Katie Stockton, managing director and chief technical strategist at BTIG LLC, said by phone.
Yet a low VIX also means cheap options prices, leading to more bets. More than 551,000 VIX calls changed hands each day on average this month, almost three times more than puts. The last time options volume was close to being this busy in July was just before a market rout that sent the index to an almost four- year high in August 2015 on concerns that China’s economic growth was slowing. It took the VIX about a year to erase its gains.
On the S&P 500, hedging costs appear particularly low. One- month implied volatility on the measure has been below realized price swings for most of the time since mid-May. In July, it reached its lowest level since October relative to historical volatility.
“When options prices are low, options traders will step in to own them,” Amy Wu Silverman, managing director and equity derivatives strategist at RBC Capital Markets LLC, said by phone from New York. “The risk-reward is so attractive, they can’t miss it. It’s like you go to Las Vegas and you play the odds. Now that the options are so cheap you have even better odds.”
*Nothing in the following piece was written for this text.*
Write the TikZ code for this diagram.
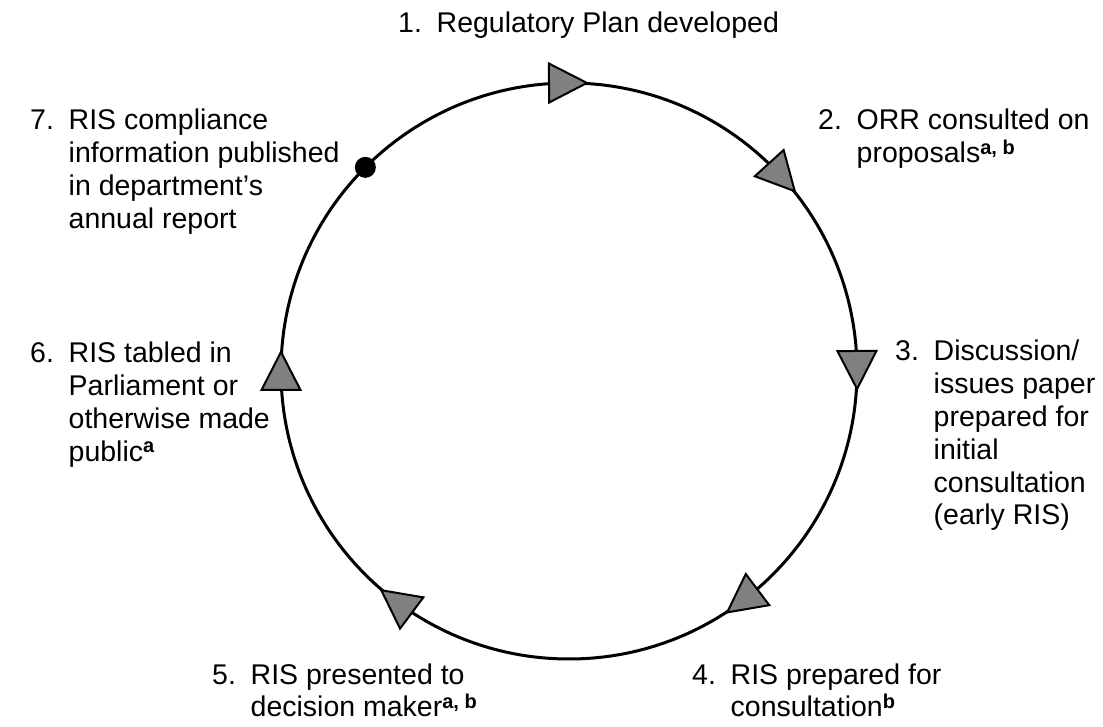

The trend of lower rally highs in the volatility of both bonds and equities is a significant input when quantitative strategies calculate the size of their positions. It allows them to have larger position sizes and to buy the dips with more confidence which has been a contributory factor in the consistency of the stock market this year.
The ProShares Short VIX Short-term Futures ETF (SVXY) has rallied spectacularly since early 2016 and despite two stabs to the downside, in May and June, has continued to set new highs. A break in the fund’s progression of higher reaction lows would be required to check the advance.